= Jonael Schickler =

Swiss philosopher

Jonael Angelus Schickler (1976–2002) was a Swiss philosopher who died in a rail crash in England at the age of 25.

==Life==
Schickler was born in Dornach, Switzerland. His family moved to Forest Row, East Sussex, and he attended Michael Hall, a local Rudolf Steiner school. At the age of sixteen he attended Sevenoaks School.

In 1994 he travelled to India and Nepal and, on his return, matriculated at Sidney Sussex College, Cambridge, where he read social and political sciences, changing to philosophy. He graduated with a first and, after a year as a 'cellist with a Berlin orchestra, returned to Cambridge (Queens' College) to read for a doctorate in the Faculty of Divinity, under the supervision of George Pattison. Schickler began supervising undergraduates early in his doctoral career and he was appointed Director of Studies in Philosophy at Hughes Hall, Cambridge in 2001. On 10 May 2002 Schickler was killed in the Potters Bar rail crash.

==Philosophical work==
At the time of his death, Schickler left behind the completed manuscript of his doctorate as well as the article Death and Life in Modern Thinking, and a large quantity of unpublished material. In November 2004, his thesis was published in German under the title Metaphysik als Christologie, edited by Peter von Ruckteschell and published by Koenigshausen and Neumann. The thesis appeared in English in December 2005, edited by Nick Green and Fraser Watts and published by Ashgate Publishing, under the title Metaphysics as Christology: An Odyssey of the Self from Kant and Hegel to Steiner.

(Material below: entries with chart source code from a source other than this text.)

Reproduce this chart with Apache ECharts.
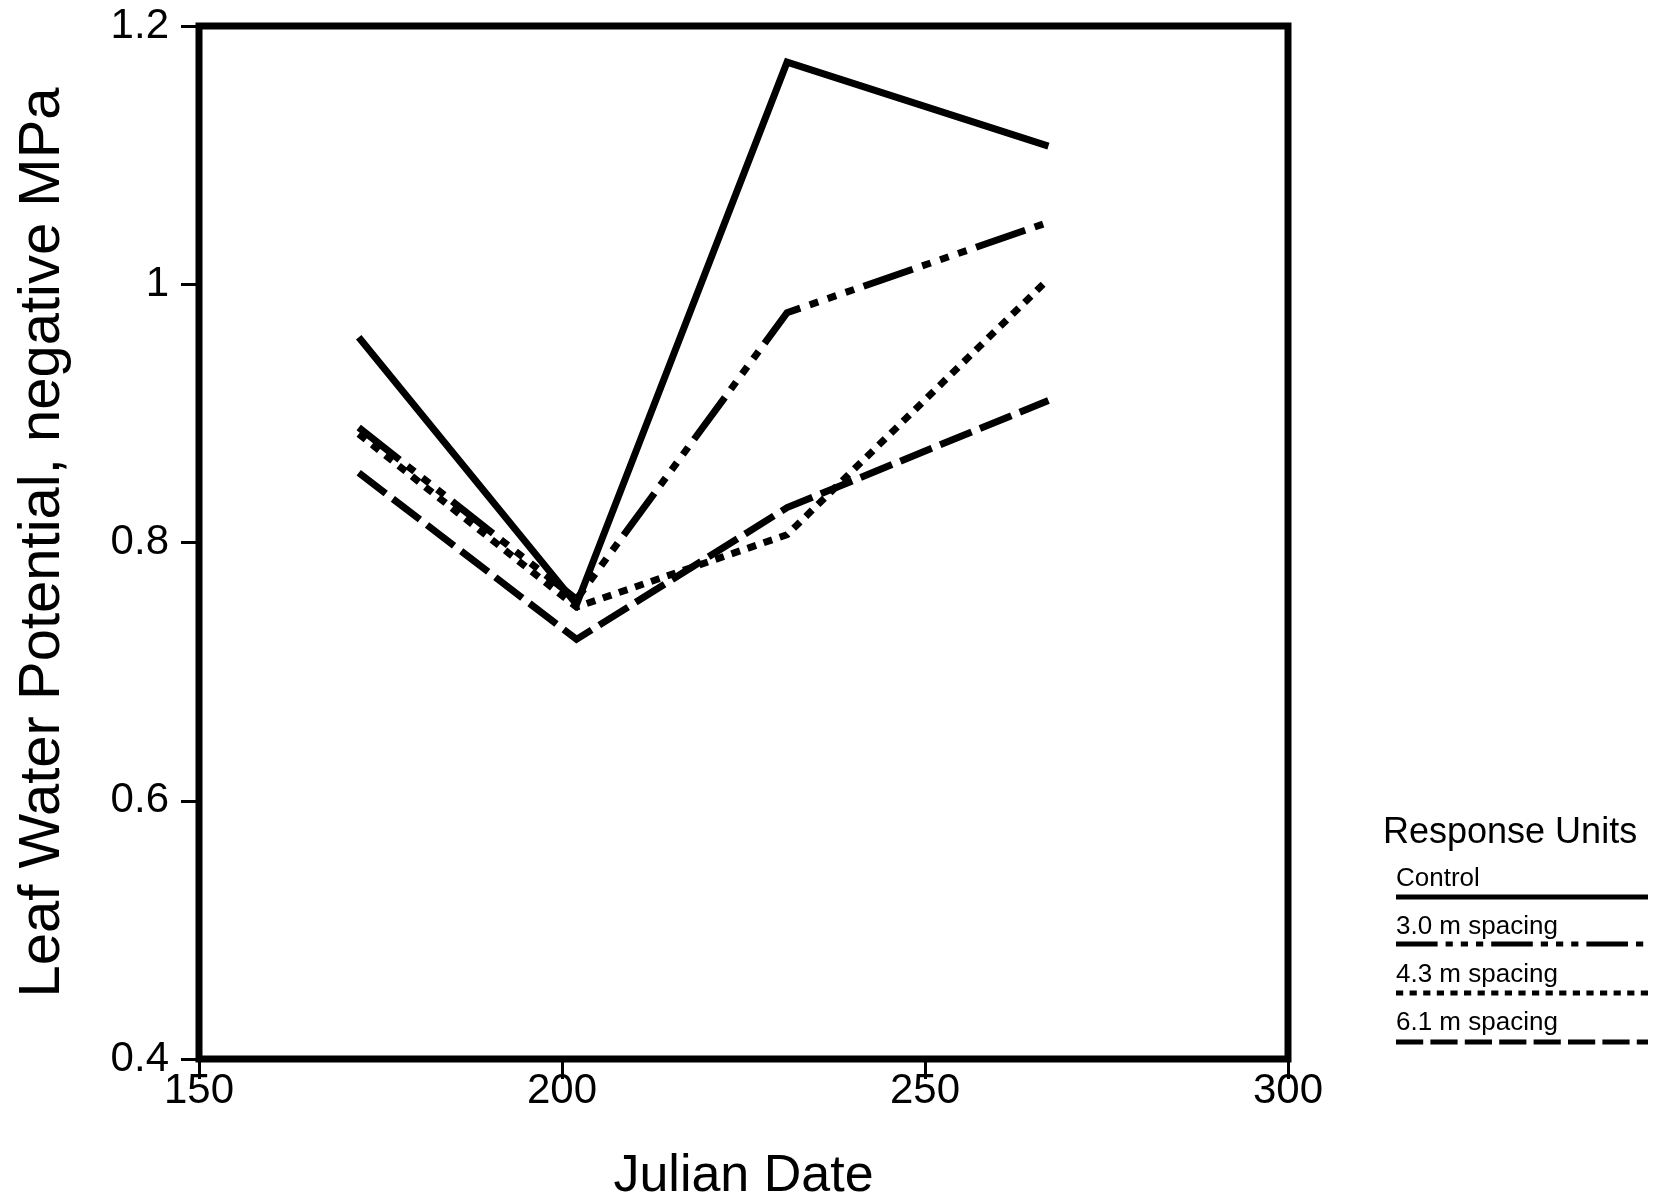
<!DOCTYPE html>
<html>
<head>
<meta charset="utf-8">
<script src="https://cdn.jsdelivr.net/npm/echarts@6/dist/echarts.min.js"></script>
<style>
html,body{margin:0;padding:0;background:#fff;}
#chart{width:1658px;height:1204px;}
</style>
</head>
<body>
<div id="chart"></div>
<script>
// ---- data ----
const julianDates = [172, 202, 231, 267];
const controlVals = [0.959, 0.752, 1.172, 1.107];
const sp30Vals = [0.889, 0.756, 0.978, 1.048];
const sp43Vals = [0.884, 0.750, 0.806, 1.004];
const sp61Vals = [0.854, 0.725, 0.827, 0.910];
const seriesNames = ['Control', '3.0 m spacing', '4.3 m spacing', '6.1 m spacing'];
const legendLabels = ['Control', '3.0 m spacing', '4.3 m spacing', '6.1 m spacing'];
const legendTitle = 'Response Units';
const xTitle = 'Julian Date';
const yTitle = 'Leaf Water Potential, negative MPa';

const FONT = 'Liberation Sans';
const dashes = [
  'solid',
  [52, 10, 9, 10, 9, 10, 9, 10],
  [9, 8],
  [34, 9]
];
const allVals = [controlVals, sp30Vals, sp43Vals, sp61Vals];

function pairs(vals){ return julianDates.map((d,i)=>[d, vals[i]]); }

const chart = echarts.init(document.getElementById('chart'));

const series = allVals.map((vals, i) => ({
  name: seriesNames[i],
  type: 'line',
  data: pairs(vals),
  showSymbol: false,
  symbol: 'none',
  animation: false,
  lineStyle: { color: '#000', width: 7, type: dashes[i], cap: 'butt', join: 'miter' }
}));

// legend built as graphics
const graphics = [{
  type: 'text',
  style: { x: 1383, y: 833, text: legendTitle, font: '36px "' + FONT + '"', fill: '#000', verticalAlign: 'middle' }
}];
const rowText = [879, 927, 975, 1023];
const rowLine = [897, 944, 993, 1042];
legendLabels.forEach((lab, i) => {
  graphics.push({
    type: 'text',
    style: { x: 1396, y: rowText[i], text: lab, font: '26px "' + FONT + '"', fill: '#000', verticalAlign: 'middle' }
  });
  graphics.push({
    type: 'line',
    shape: { x1: 1396, y1: rowLine[i], x2: 1648, y2: rowLine[i] },
    style: { stroke: '#000', lineWidth: 5, lineDash: dashes[i] === 'solid' ? null : dashes[i].map(v=>v*0.8), lineCap: 'butt' }
  });
});

chart.setOption({
  animation: false,
  backgroundColor: '#fff',
  grid: {
    left: 199, top: 26, right: 370, bottom: 145,
    containLabel: false, outerBoundsMode: 'none',
    show: true, borderColor: '#000', borderWidth: 7, backgroundColor: 'transparent'
  },
  xAxis: {
    type: 'value', min: 150, max: 300, interval: 50,
    name: xTitle, nameLocation: 'middle', nameGap: 92,
    nameTextStyle: { fontFamily: FONT, fontSize: 52, color: '#000' },
    axisLine: { show: false },
    axisTick: { show: true, length: 20, lineStyle: { color: '#000', width: 3 } },
    axisLabel: { fontFamily: FONT, fontSize: 42, color: '#000', margin: 11 },
    splitLine: { show: false }
  },
  yAxis: {
    type: 'value', min: 0.4, max: 1.2, interval: 0.2,
    name: yTitle, nameLocation: 'middle', nameGap: 127,
    nameTextStyle: { fontFamily: FONT, fontSize: 58, color: '#000' },
    axisLine: { show: false },
    axisTick: { show: true, length: 18, lineStyle: { color: '#000', width: 3 } },
    axisLabel: { fontFamily: FONT, fontSize: 42, color: '#000', margin: 30,
      formatter: v => String(Math.round(v*10)/10) },
    splitLine: { show: false }
  },
  series: series,
  graphic: graphics
});
</script>
</body>
</html>
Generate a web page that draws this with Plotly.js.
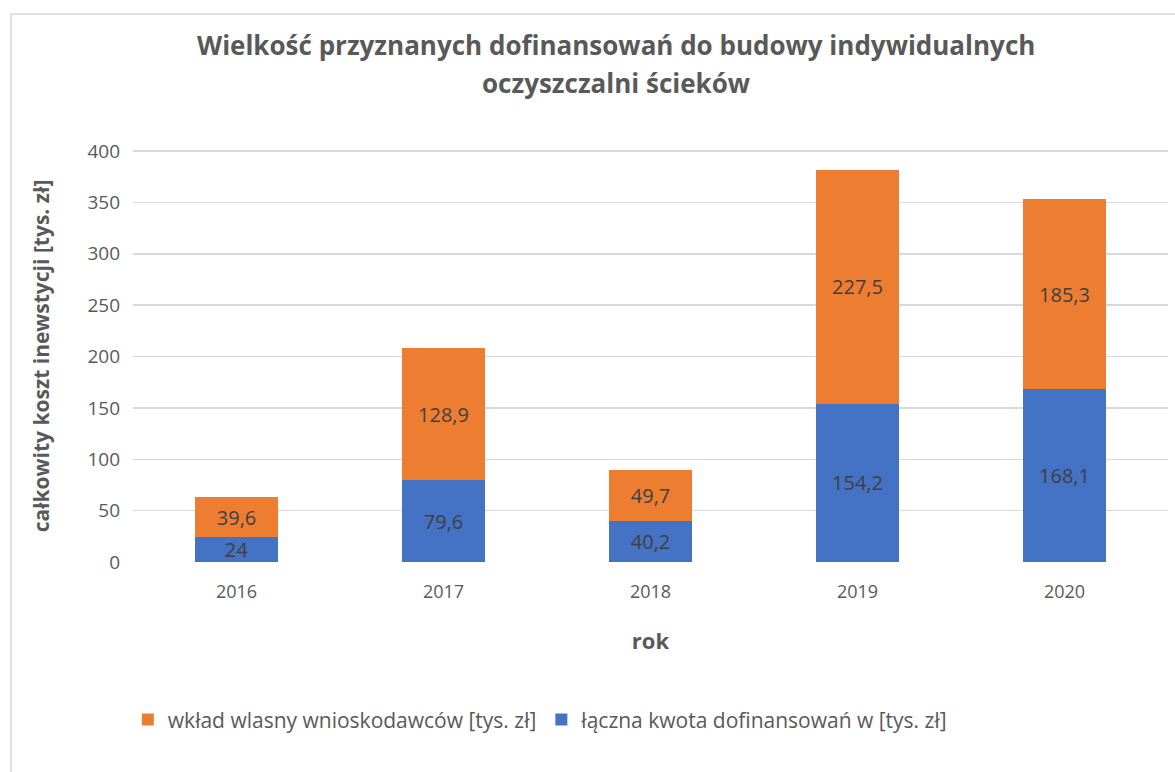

Metaphysics as Christology is part of a larger project in which Schickler was engaged when he died to demonstrate an organic continuity and development between Aristotelian ontology, the 'Kantian turn' and Hegelian dialectic, reaching its fulfilment in the work of Rudolf Steiner. Two other parts of the project exist in complete, albeit unpublished form, From Dialectic to Phenomenology and Aristotle: Man and Metaphysics, and may be published in the future. Other planned parts of the project for which only notes exist are: Phenomenology and Depth Psychology (which was to discuss Nietzsche, Heidegger, Wittgenstein and Jung), Structural Phenomenology (an idea taken from Herbert Witzenmann), and The Recovery of Nature (which included an assessment of the prospects for a rebirth of alchemy).

In Metaphysics as Christology, Schickler examines the key philosophical problems with which Kant and Hegel grappled, and finds in the work of Rudolf Steiner the essence of a solution to them; he claims that Steiner returned to Hegel's philosophical problems but was better able to solve them. Schickler uses these philosophical debates about knowledge and truth to understand the significance of Christ. As theologian Martin Wendte describes, Schickler's "general ontology, according to his philosophical thesis, implies a theological telos, resurrection. In effect, Schickler presents an onto-theo-logy, or, as his title has it: Metaphysics as Christology."

Building on the work of Hegel, Schickler argues that Christ has made possible the developments in human consciousness that restore humanity's relationship to the surrounding world. Fraser Watts contributed the foreword and George Pattison an extensive preface.

Watts commented at the time of Schickler's death,
Jonael was an intellectually brilliant student with a passionate commitment to his philosophical work. He had strong spiritual beliefs, stemming from his family background and his education at a Rudolf Steiner school. He had hoped that his work would contribute to a new understanding of the potential of philosophy, and was half-way through an ambitious five-part academic project. Though passionately serious, he also had a physical energy, a sense of fun, a warm heart, and many friends. His death is a great tragedy. It robs the world of an enormously promising young man who could have had a great impact for good.